« Ce manuscrit exceptionnel, volé en 1982, signalé à Interpol, et disputé par deux familles, est enfin de retour en France, au terme d’une histoire rocambolesque. Mais il m’a fallu trois ans d’âpres négociations », avoue son nouveau propriétaire, Gérard Lhéritier, président fondateur d’Aristophil et du Musée des Lettres et Manuscrits, un établissement privé. L’homme d’affaires a « déboursé au total 7 millions d’euros » pour cet original très convoité du marquis de Sade (1740-1814), qui devient l’un des trois manuscrits les plus chers conservés en France. Il est assuré 12 millions d’euros par les Llyods.
Exposé à l’Institut des lettres et manuscrits
Le rouleau autographe de cette oeuvre mythique, catalogue de perversions sexuelles d’une violence inouïe, rédigé à l’insu de ses geôliers par un Sade « embastillé », vient tout juste d’être rapatrié de Genève. Dans un état de conservation parfait, il sera présenté au grand public à l’Institut des lettres et manuscrits à partir de septembre. Gérard Lhéritier l’a acheté à Serge Nordmann, fils du collectionneur suisse Gérard Nordmann.
« Une part des 7 millions d’euros est revenue à la famille Nordmann, détentrice légale du rouleau, selon la justice helvétique, l’autre à Carlo Perrone, héritier de Nathalie de Noailles, propriétaire légitime du manuscrit, selon la justice française », explique-t-il.
Futur Trésor national ?
« Auparavant, la situation était totalement bloquée. J’ai signé un accord avec Carlo Peronne qui a fait une levée auprès des autorités judiciaires. Sans cela, impossible de le rapatrier, il aurait été aussitôt saisi… ».
Maintenant, « je vais le faire classer « Trésor national » afin qu’il reste en France et revienne peut-être un jour à la Bibliothèque nationale de France […] J’avais d’ailleurs proposé de garder le rouleau cinq ans et d’en faire don à la BNF mais le ministère de la Culture n’a pas donné suite », affirme M. Lhéritier.
La BNF interessée
La BNF avait aussi approché le vendeur suisse qui a préféré traiter avec un acheteur privé. « L’important, c’est que le manuscrit revienne en France et que son statut soit clarifié », estime-t-on à la BNF, qui ne désespère pas de l’accueillir plus tard dans ses collections.
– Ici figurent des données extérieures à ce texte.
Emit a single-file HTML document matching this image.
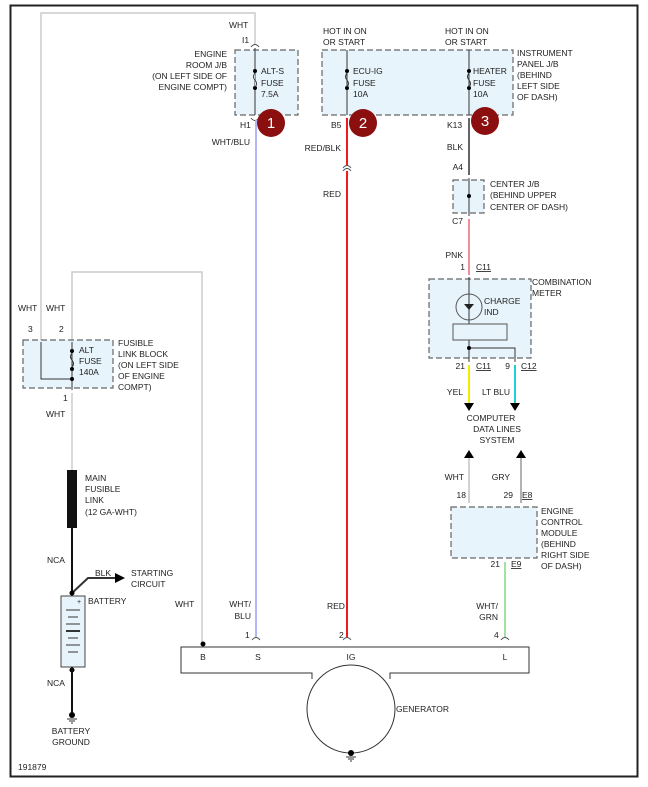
<!DOCTYPE html>
<html><head><style>
body{margin:0;background:#fff}
svg{display:block}
text{font-family:"Liberation Sans",sans-serif;font-size:8.5px;fill:#222}
.r{text-anchor:end}.m{text-anchor:middle}
.box{fill:#e8f4fc;stroke:#666;stroke-width:1.2;stroke-dasharray:6,3}
</style></head><body>
<svg width="648" height="787" viewBox="0 0 648 787">
<rect x="10.5" y="5.5" width="627" height="771" fill="#fff" stroke="#222" stroke-width="2"/>
<polyline points="41,340 41,13 255,13 255,45" fill="none" stroke="#ccc" stroke-width="1.5"/>
<polyline points="72,340 72,272 202,272 202,645" fill="none" stroke="#ccc" stroke-width="1.5"/>
<line x1="72" y1="393" x2="72" y2="470" stroke="#ccc" stroke-width="1.5"/>
<rect class="box" x="235" y="50" width="63" height="65"/>
<line x1="255" y1="48" x2="255" y2="115" stroke="#333"/>
<circle cx="255" cy="71" r="2" fill="#000"/><circle cx="255" cy="88" r="2" fill="#000"/>
<path d="M255,73 q-3,4 0,7 q3,4 0,7" fill="#e8f4fc" stroke="#333"/>
<text x="261" y="74">ALT-S</text><text x="261" y="86">FUSE</text><text x="261" y="97">7.5A</text>
<text class="r" x="227" y="57">ENGINE</text><text class="r" x="227" y="68">ROOM J/B</text><text class="r" x="227" y="79">(ON LEFT SIDE OF</text><text class="r" x="227" y="90">ENGINE COMPT)</text>
<text x="229" y="28">WHT</text><text x="242" y="43">I1</text><text x="240" y="128">H1</text>
<path d="M251,47 q4,-5 8,0 M251,118 q4,5 8,0" fill="none" stroke="#555"/>
<circle cx="271" cy="123" r="14" fill="#8b0f0f"/><text x="271" y="128" class="m" style="fill:#fff;font-size:15px">1</text>
<line x1="256" y1="120" x2="256" y2="637" stroke="#aab0f5" stroke-width="1.8"/>
<text class="r" x="250" y="145">WHT/BLU</text>
<rect class="box" x="322" y="50" width="191" height="65"/>
<line x1="347" y1="50" x2="347" y2="115" stroke="#333"/><line x1="469" y1="50" x2="469" y2="115" stroke="#333"/>
<circle cx="347" cy="71" r="2" fill="#000"/><circle cx="347" cy="88" r="2" fill="#000"/>
<circle cx="469" cy="71" r="2" fill="#000"/><circle cx="469" cy="88" r="2" fill="#000"/>
<path d="M347,73 q-3,4 0,7 q3,4 0,7 M469,73 q-3,4 0,7 q3,4 0,7" fill="none" stroke="#333"/>
<text x="323" y="34">HOT IN ON</text><text x="323" y="45">OR START</text>
<text x="445" y="34">HOT IN ON</text><text x="445" y="45">OR START</text>
<text x="353" y="74">ECU-IG</text><text x="353" y="86">FUSE</text><text x="353" y="97">10A</text>
<text x="473" y="74">HEATER</text><text x="473" y="86">FUSE</text><text x="473" y="97">10A</text>
<text x="517" y="56">INSTRUMENT</text><text x="517" y="67">PANEL J/B</text><text x="517" y="78">(BEHIND</text><text x="517" y="89">LEFT SIDE</text><text x="517" y="100">OF DASH)</text>
<text x="331" y="128">B5</text><text x="447" y="128">K13</text>
<circle cx="363" cy="123" r="14" fill="#8b0f0f"/><text x="363" y="128" class="m" style="fill:#fff;font-size:15px">2</text>
<circle cx="485" cy="121" r="14" fill="#8b0f0f"/><text x="485" y="126" class="m" style="fill:#fff;font-size:15px">3</text>
<line x1="347" y1="118" x2="347" y2="637" stroke="#e00" stroke-width="1.8"/>
<path d="M343,168 q4,-5 8,0 M343,171 q4,-5 8,0" fill="#fff" stroke="#555"/>
<text class="r" x="341" y="151">RED/BLK</text><text class="r" x="341" y="197">RED</text>
<line x1="469" y1="118" x2="469" y2="175" stroke="#555" stroke-width="1.8"/>
<text class="r" x="463" y="150">BLK</text><text class="r" x="463" y="170">A4</text>
<rect class="box" x="453" y="180" width="31" height="33"/>
<line x1="469" y1="178" x2="469" y2="216" stroke="#333"/><circle cx="469" cy="196" r="2" fill="#000"/>
<text x="490" y="187">CENTER J/B</text><text x="490" y="198">(BEHIND UPPER</text><text x="490" y="210">CENTER OF DASH)</text>
<text class="r" x="463" y="224">C7</text>
<line x1="469" y1="219" x2="469" y2="275" stroke="#f08090" stroke-width="1.8"/>
<text class="r" x="463" y="258">PNK</text><text class="r" x="465" y="270">1</text><text x="476" y="270" style="text-decoration:underline">C11</text>
<rect class="box" x="429" y="279" width="102" height="79"/>
<line x1="469" y1="277" x2="469" y2="362" stroke="#333"/>
<circle cx="469" cy="307" r="13" fill="none" stroke="#555"/>
<path d="M464,304 h10 l-5,6z" fill="#222"/>
<text x="484" y="304">CHARGE</text><text x="484" y="315">IND</text>
<rect x="453" y="324" width="54" height="16" fill="#e8f4fc" stroke="#555"/>
<polyline points="469,348 515,348 515,362" fill="none" stroke="#333"/><circle cx="469" cy="348" r="2" fill="#000"/>
<text x="532" y="285">COMBINATION</text><text x="532" y="296">METER</text>
<text class="r" x="465" y="369">21</text><text x="476" y="369" style="text-decoration:underline">C11</text>
<text class="r" x="510" y="369">9</text><text x="521" y="369" style="text-decoration:underline">C12</text>
<line x1="469" y1="365" x2="469" y2="403" stroke="#ee0" stroke-width="2"/>
<line x1="515" y1="365" x2="515" y2="403" stroke="#2cd" stroke-width="2"/>
<path d="M464,403 h10 l-5,8z M510,403 h10 l-5,8z" fill="#000"/>
<text class="r" x="463" y="395">YEL</text><text class="r" x="510" y="395">LT BLU</text>
<text class="m" x="491" y="421">COMPUTER</text><text class="m" x="497" y="432">DATA LINES</text><text class="m" x="497" y="443">SYSTEM</text>
<path d="M464,458 h10 l-5,-8z M516,458 h10 l-5,-8z" fill="#000"/>
<line x1="469" y1="458" x2="469" y2="503" stroke="#ccc" stroke-width="1.8"/>
<line x1="521" y1="458" x2="521" y2="503" stroke="#aaa" stroke-width="1.8"/>
<text class="r" x="464" y="480">WHT</text><text class="r" x="510" y="480">GRY</text>
<text class="r" x="466" y="498">18</text><text class="r" x="513" y="498">29</text><text x="522" y="498" style="text-decoration:underline">E8</text>
<rect class="box" x="451" y="507" width="86" height="51"/>
<text x="541" y="514">ENGINE</text><text x="541" y="525">CONTROL</text><text x="541" y="536">MODULE</text><text x="541" y="547">(BEHIND</text><text x="541" y="558">RIGHT SIDE</text><text x="541" y="569">OF DASH)</text>
<text class="r" x="500" y="567">21</text><text x="511" y="567" style="text-decoration:underline">E9</text>
<line x1="505" y1="562" x2="505" y2="637" stroke="#9d9" stroke-width="1.8"/>
<text class="r" x="498" y="609">WHT/</text><text class="r" x="498" y="620">GRN</text>
<rect class="box" x="23" y="340" width="90" height="48"/>
<polyline points="41,342 41,379 72,379" fill="none" stroke="#333"/>
<line x1="72" y1="342" x2="72" y2="390" stroke="#333"/>
<circle cx="72" cy="351" r="2" fill="#000"/><circle cx="72" cy="369" r="2" fill="#000"/><circle cx="72" cy="379" r="2" fill="#000"/>
<path d="M72,353 q-3,4 0,7 q3,4 0,7" fill="none" stroke="#333"/>
<text x="79" y="353">ALT</text><text x="79" y="364">FUSE</text><text x="79" y="375">140A</text>
<text x="118" y="346">FUSIBLE</text><text x="118" y="357">LINK BLOCK</text><text x="118" y="368">(ON LEFT SIDE</text><text x="118" y="379">OF ENGINE</text><text x="118" y="390">COMPT)</text>
<text x="18" y="311">WHT</text><text x="46" y="311">WHT</text><text x="28" y="332">3</text><text x="59" y="332">2</text>
<text x="63" y="401">1</text><text x="46" y="417">WHT</text>
<rect x="67" y="470" width="10" height="58" fill="#111"/>
<text x="85" y="481">MAIN</text><text x="85" y="492">FUSIBLE</text><text x="85" y="503">LINK</text><text x="85" y="515">(12 GA-WHT)</text>
<line x1="72" y1="528" x2="72" y2="596" stroke="#111" stroke-width="2"/>
<text x="47" y="563">NCA</text>
<polyline points="72,593 88,578 115,578" fill="none" stroke="#333" stroke-width="2"/>
<path d="M115,573 l10,5 -10,5z" fill="#000"/>
<text x="95" y="576">BLK</text><text x="131" y="576">STARTING</text><text x="131" y="587">CIRCUIT</text>
<rect x="61" y="596" width="24" height="71" fill="#e8f4fc" stroke="#444"/>
<g stroke="#333"><line x1="66" y1="610" x2="80" y2="610"/><line x1="68" y1="617" x2="78" y2="617"/><line x1="66" y1="624" x2="80" y2="624"/><line x1="66" y1="631" x2="80" y2="631" stroke-width="2"/><line x1="68" y1="638" x2="78" y2="638"/><line x1="66" y1="645" x2="80" y2="645"/><line x1="68" y1="652" x2="78" y2="652"/></g>
<text x="77" y="604" style="font-size:7px">+</text>
<text x="88" y="604">BATTERY</text>
<circle cx="72" cy="593" r="2.5" fill="#000"/><circle cx="72" cy="670" r="2.5" fill="#000"/>
<line x1="72" y1="667" x2="72" y2="713" stroke="#111" stroke-width="2"/>
<text x="47" y="686">NCA</text>
<circle cx="72" cy="715" r="3" fill="#000"/><path d="M67,719 h10 M69,721 h6 M71,723 h2" stroke="#333"/>
<text class="m" x="71" y="734">BATTERY</text><text class="m" x="71" y="745">GROUND</text>
<text x="18" y="770">191879</text>
<!-- generator -->
<rect x="181" y="647" width="348" height="26" fill="#fff"/>
<path d="M312,679 V673 H181 V647 H529 V673 H390 V679" fill="none" stroke="#333"/>
<circle cx="351" cy="709" r="44" fill="none" stroke="#333"/>
<circle cx="351" cy="753" r="3" fill="#000"/><path d="M346,757 h10 M348,759 h6 M350,761 h2" stroke="#333"/>
<text x="396" y="712">GENERATOR</text>
<circle cx="203" cy="644" r="2.5" fill="#000"/>
<text class="m" x="203" y="660">B</text><text class="m" x="258" y="660">S</text><text class="m" x="351" y="660">IG</text><text class="m" x="505" y="660">L</text>
<text x="175" y="607">WHT</text><text class="r" x="251" y="607">WHT/</text><text class="r" x="251" y="619">BLU</text>
<text x="327" y="609">RED</text>
<text x="245" y="638">1</text><text x="339" y="638">2</text><text x="494" y="638">4</text>
<path d="M252,640 q4,-5 8,0 M343,640 q4,-5 8,0 M501,640 q4,-5 8,0" fill="none" stroke="#555"/>
</svg>
</body></html>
Et ce retour à Paris des « 120 Journées » n’est que le dernier épisode d’une folle histoire !
Le plus extrême récit de Sade
C’est sans aucun doute le plus extrême des écrits du célèbre marquis de Sade. Qualifiée d’« Evangile du Mal » par l’écrivain Jean Paulhan, « Les Cent Vingt Journées de Sodome » n’épargne rien au lecteur : viols, pédophilie, coprophagie, inceste, tortures, mutilations, meurtres…
Dans son introduction des « 120 Journées », Sade lui-même avertit : « C’est maintenant, ami lecteur, qu’il faut disposer ton coeur et ton esprit au récit le plus impur qui ait jamais été fait depuis que le monde existe […] Ce n’est pas ma façon de penser qui a fait mon malheur, mais celle des autres », disait-il.
Des oeuvres longtemps clandestines
Les oeuvres de Sade ont été sorties de la clandestinité par Jean-Jacques Pauvert qui triompha de la censure en 1957 par un procès en appel. Le divin marquis est depuis 1990 entré dans la prestigieuse Pléiade (Gallimard). Au cinéma, Pier Paolo Pasolini a adapté Sade en 1976. Le réalisateur italien sera assassiné quelques mois avant la sortie de « Salò ou les 120 Journées de Sodome ».
L’histoire :
Nous sommes à la fin du règne de Louis XIV. Quatre hommes âgés de 45 à 60 ans, dont la fortune immense « est le produit du meurtre et de la concussion », écrit Sade, le duc de Blangis, l’évêque son frère, le président de Curval et le financier Durcet, s’enferment pour une orgie dans un château de la Forêt-Noire, avec 42 victimes soumises à leur pouvoir absolu : leurs jeunes épouses (chacun a épousé la fille de l’autre), un sérail de jeunes gens arrachés à leurs parents, des servantes, des proxénètes… Sade fait le récit de 600 perversions des maîtres du château. Au fil d’un crescendo d’insoutenables horreurs, trente victimes périront dans d’épouvantables souffrances.